Given request:
Locate and copy each line in the data that contains the word "this".

---------- Material to process

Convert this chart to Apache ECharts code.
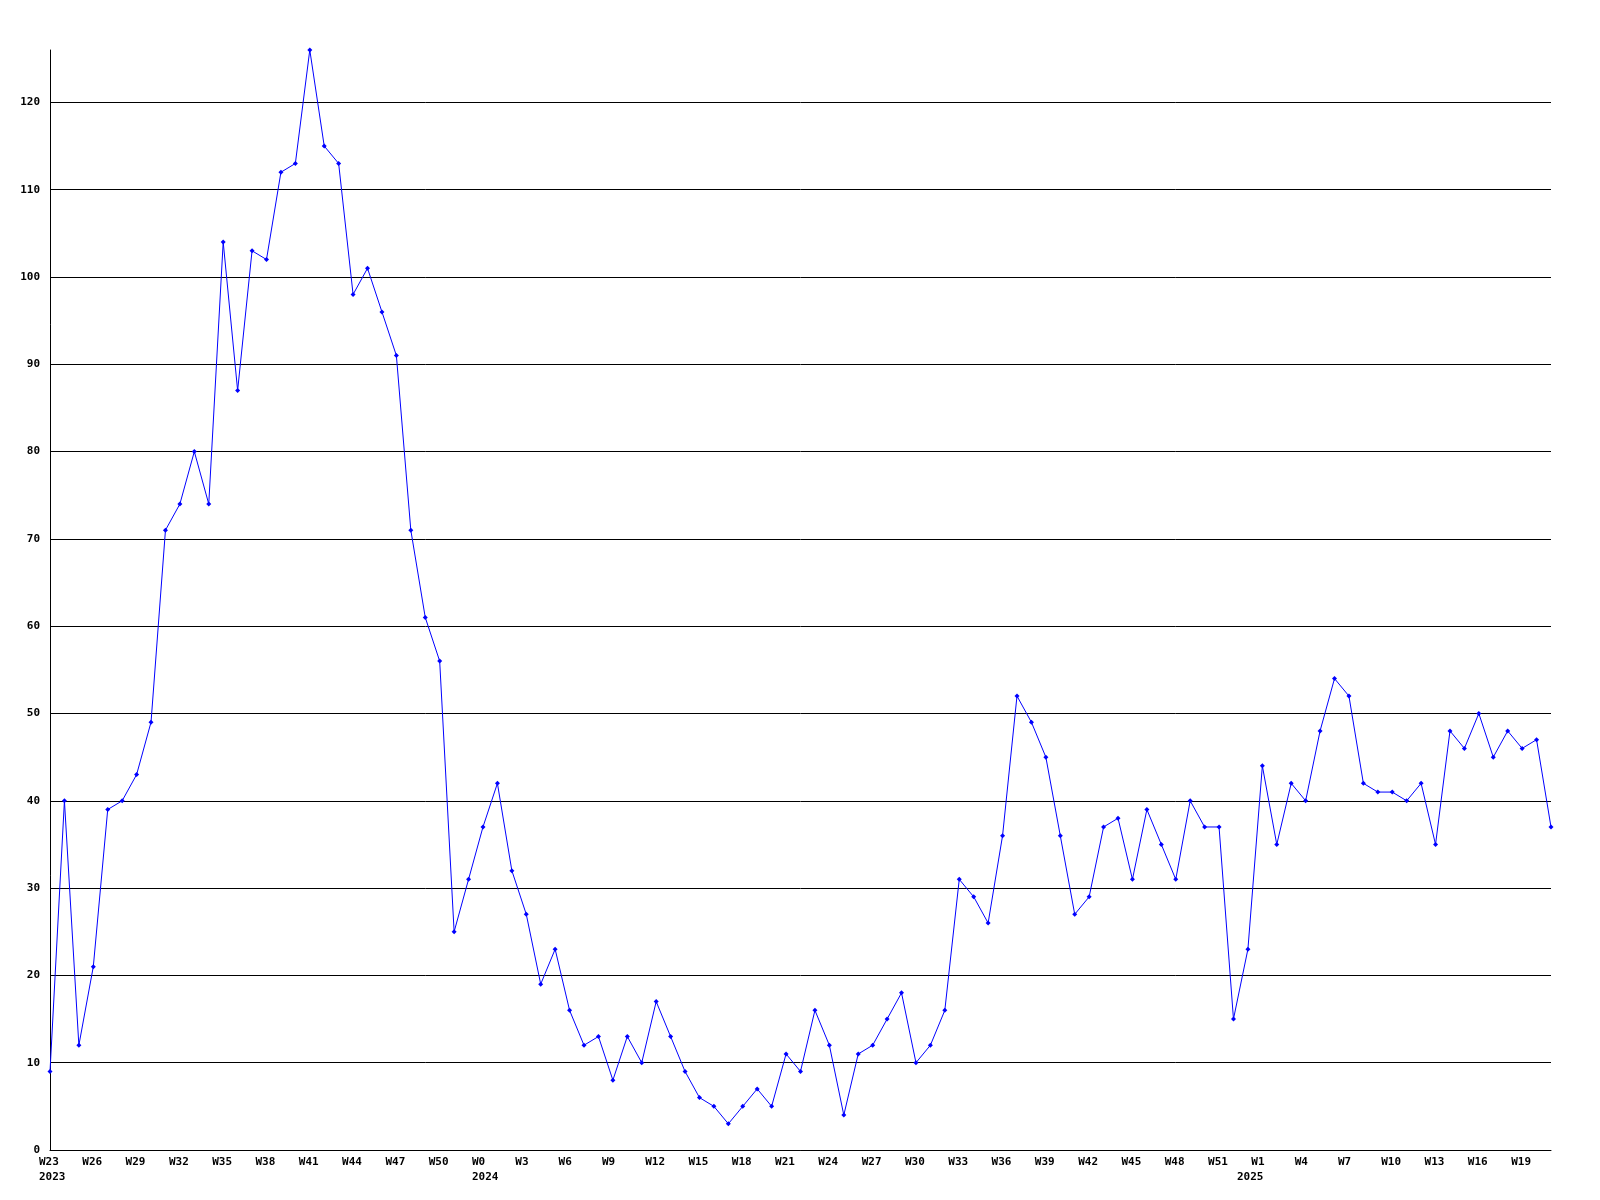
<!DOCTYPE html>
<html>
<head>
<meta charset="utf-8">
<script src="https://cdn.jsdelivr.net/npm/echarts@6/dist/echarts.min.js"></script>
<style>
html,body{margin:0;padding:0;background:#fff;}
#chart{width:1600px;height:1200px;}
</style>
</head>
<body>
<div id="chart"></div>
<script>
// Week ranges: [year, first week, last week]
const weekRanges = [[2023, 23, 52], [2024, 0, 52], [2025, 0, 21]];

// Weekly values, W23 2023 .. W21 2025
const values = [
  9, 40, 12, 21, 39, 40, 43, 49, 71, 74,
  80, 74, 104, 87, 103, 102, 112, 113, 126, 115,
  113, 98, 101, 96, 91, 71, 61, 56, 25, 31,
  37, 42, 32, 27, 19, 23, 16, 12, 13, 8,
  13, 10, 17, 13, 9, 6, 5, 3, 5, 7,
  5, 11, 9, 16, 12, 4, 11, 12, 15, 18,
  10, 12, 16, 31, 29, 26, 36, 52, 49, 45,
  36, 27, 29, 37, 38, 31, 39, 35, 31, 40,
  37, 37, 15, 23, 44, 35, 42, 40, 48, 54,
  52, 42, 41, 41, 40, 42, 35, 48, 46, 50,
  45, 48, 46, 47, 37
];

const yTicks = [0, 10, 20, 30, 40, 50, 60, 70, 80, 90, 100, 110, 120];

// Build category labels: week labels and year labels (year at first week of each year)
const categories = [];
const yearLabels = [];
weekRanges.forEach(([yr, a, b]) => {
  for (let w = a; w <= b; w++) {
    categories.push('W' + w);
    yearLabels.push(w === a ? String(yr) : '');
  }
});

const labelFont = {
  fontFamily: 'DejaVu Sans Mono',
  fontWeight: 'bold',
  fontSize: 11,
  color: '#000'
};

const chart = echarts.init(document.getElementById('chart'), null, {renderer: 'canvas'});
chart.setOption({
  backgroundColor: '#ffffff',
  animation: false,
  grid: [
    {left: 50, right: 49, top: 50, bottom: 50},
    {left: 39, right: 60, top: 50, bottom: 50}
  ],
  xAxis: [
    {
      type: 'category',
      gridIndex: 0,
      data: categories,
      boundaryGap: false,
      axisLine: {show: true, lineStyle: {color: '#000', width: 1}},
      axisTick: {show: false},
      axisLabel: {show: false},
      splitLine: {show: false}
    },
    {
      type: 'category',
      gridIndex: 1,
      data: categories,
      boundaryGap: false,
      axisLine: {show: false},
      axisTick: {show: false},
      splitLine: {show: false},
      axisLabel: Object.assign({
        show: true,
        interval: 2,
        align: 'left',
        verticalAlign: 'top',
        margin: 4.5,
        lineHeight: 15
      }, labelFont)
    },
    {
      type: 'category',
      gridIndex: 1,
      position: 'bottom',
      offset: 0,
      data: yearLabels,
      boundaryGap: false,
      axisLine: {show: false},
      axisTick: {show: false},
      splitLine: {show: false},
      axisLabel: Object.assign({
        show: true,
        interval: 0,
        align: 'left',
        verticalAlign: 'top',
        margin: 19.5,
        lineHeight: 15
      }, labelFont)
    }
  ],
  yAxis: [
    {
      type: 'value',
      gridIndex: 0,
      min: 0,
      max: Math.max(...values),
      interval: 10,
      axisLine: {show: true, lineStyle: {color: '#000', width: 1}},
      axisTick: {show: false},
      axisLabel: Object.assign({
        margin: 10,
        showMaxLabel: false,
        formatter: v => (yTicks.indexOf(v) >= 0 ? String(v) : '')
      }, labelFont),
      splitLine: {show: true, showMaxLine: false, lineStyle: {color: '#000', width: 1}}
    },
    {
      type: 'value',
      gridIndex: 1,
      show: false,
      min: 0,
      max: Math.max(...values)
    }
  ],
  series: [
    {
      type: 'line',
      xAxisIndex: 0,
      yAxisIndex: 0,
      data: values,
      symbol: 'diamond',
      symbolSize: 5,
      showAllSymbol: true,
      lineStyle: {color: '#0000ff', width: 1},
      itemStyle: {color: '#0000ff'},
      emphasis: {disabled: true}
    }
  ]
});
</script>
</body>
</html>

--------------------
---------- Material to process

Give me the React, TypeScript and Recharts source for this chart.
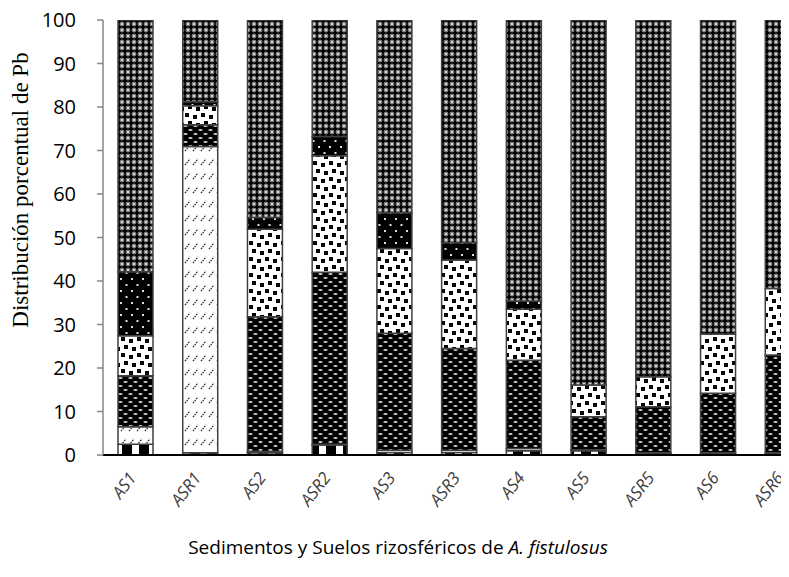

--------------------

Finished exercise:
Convert this chart to Apache ECharts code.
Give me the React, TypeScript and Recharts source for this chart.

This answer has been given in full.